Objective: Skip every picture and transcribe the remaining material exactly.

-- start of Data segment --

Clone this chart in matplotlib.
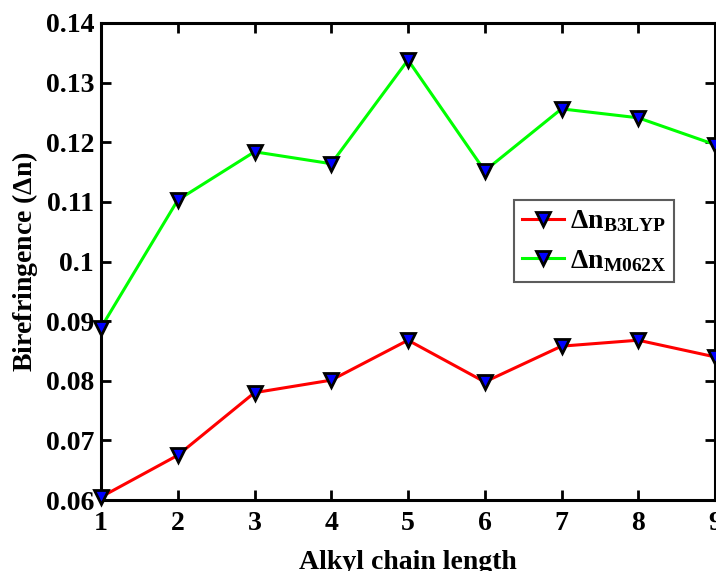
import matplotlib
matplotlib.use("Agg")
import matplotlib.pyplot as plt

chain_length = [1, 2, 3, 4, 5, 6, 7, 8, 9]
dn_b3lyp = [0.0605, 0.0675, 0.0780, 0.0801, 0.0868, 0.0798, 0.0858, 0.0868, 0.0840]
dn_m062x = [0.0889, 0.1103, 0.1184, 0.1164, 0.1338, 0.1152, 0.1256, 0.1241, 0.1196]
y_ticks = [0.06, 0.07, 0.08, 0.09, 0.10, 0.11, 0.12, 0.13, 0.14]
y_tick_labels = ["0.06", "0.07", "0.08", "0.09", "0.1", "0.11", "0.12", "0.13", "0.14"]

plt.rcParams["font.family"] = ["Liberation Serif", "DejaVu Serif"]
plt.rcParams["font.weight"] = "bold"
plt.rcParams["mathtext.fontset"] = "custom"
plt.rcParams["mathtext.rm"] = "Liberation Serif"
plt.rcParams["mathtext.bf"] = "Liberation Serif:bold"
plt.rcParams["mathtext.it"] = "Liberation Serif:italic"

fig = plt.figure(figsize=(7.16, 5.71), dpi=100)
ax = fig.add_axes([101 / 716, 71 / 571, 614 / 716, 477 / 571])

marker_style = dict(marker="v", markersize=10.5, markerfacecolor="#0000ff",
                    markeredgecolor="black", markeredgewidth=2.0, clip_on=False, zorder=3)
ax.plot(chain_length, dn_b3lyp, color="#ff0000", linewidth=2.2,
        label=r"$\Delta\mathbf{n}_{\mathbf{B3LYP}}$", **marker_style)
ax.plot(chain_length, dn_m062x, color="#00ff00", linewidth=2.2,
        label=r"$\Delta\mathbf{n}_{\mathbf{M062X}}$", **marker_style)

ax.set_xlim(1, 9)
ax.set_ylim(0.06, 0.14)
ax.set_xticks(chain_length)
ax.set_yticks(y_ticks)
ax.set_yticklabels(y_tick_labels)
ax.tick_params(direction="in", length=7, width=2, labelsize=20, top=True, right=True)
ax.tick_params(axis="x", pad=8)
ax.tick_params(axis="y", pad=5)
for lbl in ax.get_xticklabels() + ax.get_yticklabels():
    lbl.set_fontweight("bold")
for sp in ax.spines.values():
    sp.set_linewidth(2.2)

ax.set_xlabel("Alkyl chain length", fontsize=20, fontweight="bold", labelpad=10)
ax.set_ylabel(r"Birefringence ($\Delta$n)", fontsize=20, fontweight="bold", labelpad=4)

leg = ax.legend(loc="upper left", bbox_to_anchor=((514 - 101) / 614, (500 - 200) / 477),
                fontsize=20, frameon=True, fancybox=False, handlelength=1.5,
                handletextpad=0.2, borderpad=0.3, labelspacing=0.5, borderaxespad=0)
leg.get_frame().set_edgecolor("#333333")
leg.get_frame().set_linewidth(1.5)

fig.savefig("out.png", dpi=100)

-- end of Data segment --

Result of the task:
Clone this chart in matplotlib.
import matplotlib
matplotlib.use("Agg")
import matplotlib.pyplot as plt

chain_length = [1, 2, 3, 4, 5, 6, 7, 8, 9]
dn_b3lyp = [0.0605, 0.0675, 0.0780, 0.0801, 0.0868, 0.0798, 0.0858, 0.0868, 0.0840]
dn_m062x = [0.0889, 0.1103, 0.1184, 0.1164, 0.1338, 0.1152, 0.1256, 0.1241, 0.1196]
y_ticks = [0.06, 0.07, 0.08, 0.09, 0.10, 0.11, 0.12, 0.13, 0.14]
y_tick_labels = ["0.06", "0.07", "0.08", "0.09", "0.1", "0.11", "0.12", "0.13", "0.14"]

plt.rcParams["font.family"] = ["Liberation Serif", "DejaVu Serif"]
plt.rcParams["font.weight"] = "bold"
plt.rcParams["mathtext.fontset"] = "custom"
plt.rcParams["mathtext.rm"] = "Liberation Serif"
plt.rcParams["mathtext.bf"] = "Liberation Serif:bold"
plt.rcParams["mathtext.it"] = "Liberation Serif:italic"

fig = plt.figure(figsize=(7.16, 5.71), dpi=100)
ax = fig.add_axes([101 / 716, 71 / 571, 614 / 716, 477 / 571])

marker_style = dict(marker="v", markersize=10.5, markerfacecolor="#0000ff",
                    markeredgecolor="black", markeredgewidth=2.0, clip_on=False, zorder=3)
ax.plot(chain_length, dn_b3lyp, color="#ff0000", linewidth=2.2,
        label=r"$\Delta\mathbf{n}_{\mathbf{B3LYP}}$", **marker_style)
ax.plot(chain_length, dn_m062x, color="#00ff00", linewidth=2.2,
        label=r"$\Delta\mathbf{n}_{\mathbf{M062X}}$", **marker_style)

ax.set_xlim(1, 9)
ax.set_ylim(0.06, 0.14)
ax.set_xticks(chain_length)
ax.set_yticks(y_ticks)
ax.set_yticklabels(y_tick_labels)
ax.tick_params(direction="in", length=7, width=2, labelsize=20, top=True, right=True)
ax.tick_params(axis="x", pad=8)
ax.tick_params(axis="y", pad=5)
for lbl in ax.get_xticklabels() + ax.get_yticklabels():
    lbl.set_fontweight("bold")
for sp in ax.spines.values():
    sp.set_linewidth(2.2)

ax.set_xlabel("Alkyl chain length", fontsize=20, fontweight="bold", labelpad=10)
ax.set_ylabel(r"Birefringence ($\Delta$n)", fontsize=20, fontweight="bold", labelpad=4)

leg = ax.legend(loc="upper left", bbox_to_anchor=((514 - 101) / 614, (500 - 200) / 477),
                fontsize=20, frameon=True, fancybox=False, handlelength=1.5,
                handletextpad=0.2, borderpad=0.3, labelspacing=0.5, borderaxespad=0)
leg.get_frame().set_edgecolor("#333333")
leg.get_frame().set_linewidth(1.5)

fig.savefig("out.png", dpi=100)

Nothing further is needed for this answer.